↓
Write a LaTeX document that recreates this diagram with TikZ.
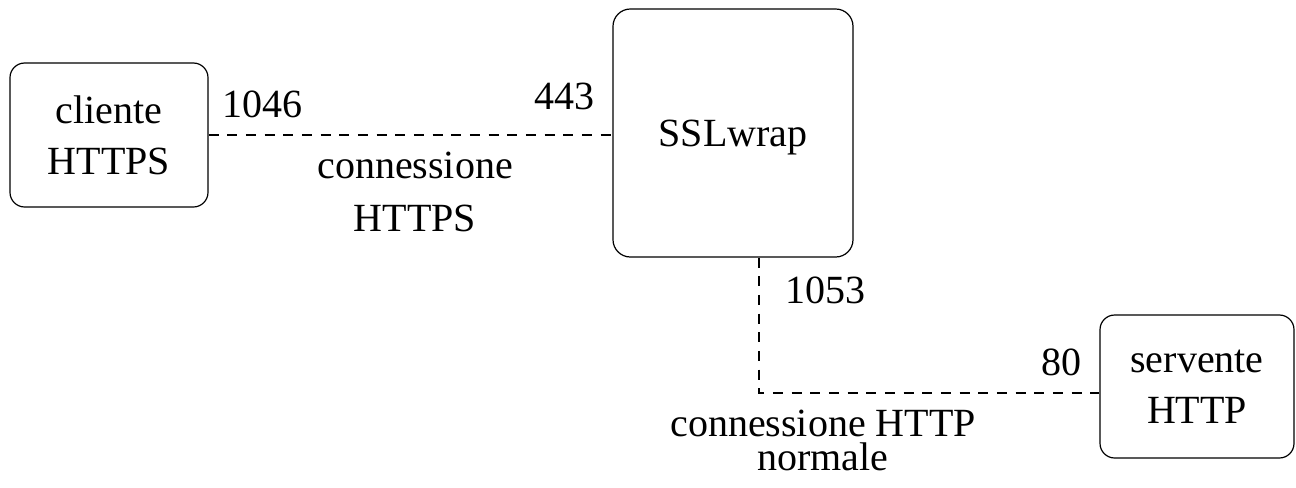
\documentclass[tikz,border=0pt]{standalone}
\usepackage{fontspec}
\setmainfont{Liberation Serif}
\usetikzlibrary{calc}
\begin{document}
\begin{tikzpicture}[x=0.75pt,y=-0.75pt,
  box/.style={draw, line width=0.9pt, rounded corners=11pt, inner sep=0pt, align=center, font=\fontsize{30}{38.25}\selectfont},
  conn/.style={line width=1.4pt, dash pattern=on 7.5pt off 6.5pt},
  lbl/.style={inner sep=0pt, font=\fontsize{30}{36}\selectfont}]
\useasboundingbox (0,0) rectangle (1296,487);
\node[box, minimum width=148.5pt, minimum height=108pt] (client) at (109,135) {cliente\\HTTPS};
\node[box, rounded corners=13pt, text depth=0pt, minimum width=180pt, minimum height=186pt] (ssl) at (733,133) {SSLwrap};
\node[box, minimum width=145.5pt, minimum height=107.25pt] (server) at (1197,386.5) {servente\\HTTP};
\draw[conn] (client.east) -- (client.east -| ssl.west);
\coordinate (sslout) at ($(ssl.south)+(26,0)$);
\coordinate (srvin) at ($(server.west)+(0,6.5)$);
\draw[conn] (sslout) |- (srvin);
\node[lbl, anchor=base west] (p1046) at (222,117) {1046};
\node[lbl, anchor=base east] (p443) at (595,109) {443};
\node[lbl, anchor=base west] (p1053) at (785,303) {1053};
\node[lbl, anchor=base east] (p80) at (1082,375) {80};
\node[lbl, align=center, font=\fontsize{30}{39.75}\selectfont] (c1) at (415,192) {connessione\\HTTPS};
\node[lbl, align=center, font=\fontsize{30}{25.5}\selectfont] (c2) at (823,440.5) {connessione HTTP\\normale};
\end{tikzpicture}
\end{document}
↑
__Your goal__:
Copy all the lines of data exactly as they appear, dropping any images.

__Solution for this problem__:
Write a LaTeX document that recreates this diagram with TikZ.
\documentclass[tikz,border=0pt]{standalone}
\usepackage{fontspec}
\setmainfont{Liberation Serif}
\usetikzlibrary{calc}
\begin{document}
\begin{tikzpicture}[x=0.75pt,y=-0.75pt,
  box/.style={draw, line width=0.9pt, rounded corners=11pt, inner sep=0pt, align=center, font=\fontsize{30}{38.25}\selectfont},
  conn/.style={line width=1.4pt, dash pattern=on 7.5pt off 6.5pt},
  lbl/.style={inner sep=0pt, font=\fontsize{30}{36}\selectfont}]
\useasboundingbox (0,0) rectangle (1296,487);
\node[box, minimum width=148.5pt, minimum height=108pt] (client) at (109,135) {cliente\\HTTPS};
\node[box, rounded corners=13pt, text depth=0pt, minimum width=180pt, minimum height=186pt] (ssl) at (733,133) {SSLwrap};
\node[box, minimum width=145.5pt, minimum height=107.25pt] (server) at (1197,386.5) {servente\\HTTP};
\draw[conn] (client.east) -- (client.east -| ssl.west);
\coordinate (sslout) at ($(ssl.south)+(26,0)$);
\coordinate (srvin) at ($(server.west)+(0,6.5)$);
\draw[conn] (sslout) |- (srvin);
\node[lbl, anchor=base west] (p1046) at (222,117) {1046};
\node[lbl, anchor=base east] (p443) at (595,109) {443};
\node[lbl, anchor=base west] (p1053) at (785,303) {1053};
\node[lbl, anchor=base east] (p80) at (1082,375) {80};
\node[lbl, align=center, font=\fontsize{30}{39.75}\selectfont] (c1) at (415,192) {connessione\\HTTPS};
\node[lbl, align=center, font=\fontsize{30}{25.5}\selectfont] (c2) at (823,440.5) {connessione HTTP\\normale};
\end{tikzpicture}
\end{document}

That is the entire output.